— REQUEST —
Could you write out the opening lines of the data, word for word, stopping after the line that contains "(0,0) rectangle (964,575);"?

— INFORMATION SUPPLIED —

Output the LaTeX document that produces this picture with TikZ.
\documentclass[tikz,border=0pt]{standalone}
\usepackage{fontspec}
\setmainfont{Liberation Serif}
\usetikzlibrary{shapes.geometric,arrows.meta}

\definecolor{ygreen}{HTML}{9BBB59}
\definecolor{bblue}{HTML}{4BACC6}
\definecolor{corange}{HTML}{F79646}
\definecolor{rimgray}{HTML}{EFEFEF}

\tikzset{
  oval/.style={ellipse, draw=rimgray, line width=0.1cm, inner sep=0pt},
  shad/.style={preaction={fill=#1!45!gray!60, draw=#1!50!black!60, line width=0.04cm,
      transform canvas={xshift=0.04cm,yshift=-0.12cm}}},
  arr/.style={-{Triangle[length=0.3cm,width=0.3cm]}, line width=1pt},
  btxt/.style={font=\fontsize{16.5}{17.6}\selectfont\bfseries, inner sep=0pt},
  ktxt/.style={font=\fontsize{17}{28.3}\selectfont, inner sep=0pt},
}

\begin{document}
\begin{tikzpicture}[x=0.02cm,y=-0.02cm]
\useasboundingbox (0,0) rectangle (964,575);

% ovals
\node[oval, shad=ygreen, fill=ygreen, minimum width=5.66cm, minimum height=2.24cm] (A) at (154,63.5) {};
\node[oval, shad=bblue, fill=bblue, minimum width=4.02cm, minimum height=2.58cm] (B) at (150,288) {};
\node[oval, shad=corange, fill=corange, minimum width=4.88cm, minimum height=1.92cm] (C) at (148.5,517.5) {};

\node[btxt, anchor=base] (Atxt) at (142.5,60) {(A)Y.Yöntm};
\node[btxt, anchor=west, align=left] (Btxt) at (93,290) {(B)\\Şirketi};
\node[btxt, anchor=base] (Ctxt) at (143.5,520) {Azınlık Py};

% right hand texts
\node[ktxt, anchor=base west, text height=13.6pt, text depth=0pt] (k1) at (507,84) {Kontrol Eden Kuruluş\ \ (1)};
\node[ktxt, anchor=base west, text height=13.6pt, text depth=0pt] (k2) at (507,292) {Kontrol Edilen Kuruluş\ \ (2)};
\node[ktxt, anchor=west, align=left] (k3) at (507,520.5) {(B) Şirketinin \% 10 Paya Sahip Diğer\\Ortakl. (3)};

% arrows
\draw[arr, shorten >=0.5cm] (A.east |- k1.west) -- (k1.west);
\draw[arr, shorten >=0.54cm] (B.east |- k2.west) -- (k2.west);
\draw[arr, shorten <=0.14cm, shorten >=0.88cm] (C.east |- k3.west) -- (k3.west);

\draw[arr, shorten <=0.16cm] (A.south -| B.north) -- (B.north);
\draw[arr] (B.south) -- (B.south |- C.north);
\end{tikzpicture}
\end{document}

— EXERCISE ANSWER —
Output the LaTeX document that produces this picture with TikZ.
\documentclass[tikz,border=0pt]{standalone}
\usepackage{fontspec}
\setmainfont{Liberation Serif}
\usetikzlibrary{shapes.geometric,arrows.meta}

\definecolor{ygreen}{HTML}{9BBB59}
\definecolor{bblue}{HTML}{4BACC6}
\definecolor{corange}{HTML}{F79646}
\definecolor{rimgray}{HTML}{EFEFEF}

\tikzset{
  oval/.style={ellipse, draw=rimgray, line width=0.1cm, inner sep=0pt},
  shad/.style={preaction={fill=#1!45!gray!60, draw=#1!50!black!60, line width=0.04cm,
      transform canvas={xshift=0.04cm,yshift=-0.12cm}}},
  arr/.style={-{Triangle[length=0.3cm,width=0.3cm]}, line width=1pt},
  btxt/.style={font=\fontsize{16.5}{17.6}\selectfont\bfseries, inner sep=0pt},
  ktxt/.style={font=\fontsize{17}{28.3}\selectfont, inner sep=0pt},
}

\begin{document}
\begin{tikzpicture}[x=0.02cm,y=-0.02cm]
\useasboundingbox (0,0) rectangle (964,575);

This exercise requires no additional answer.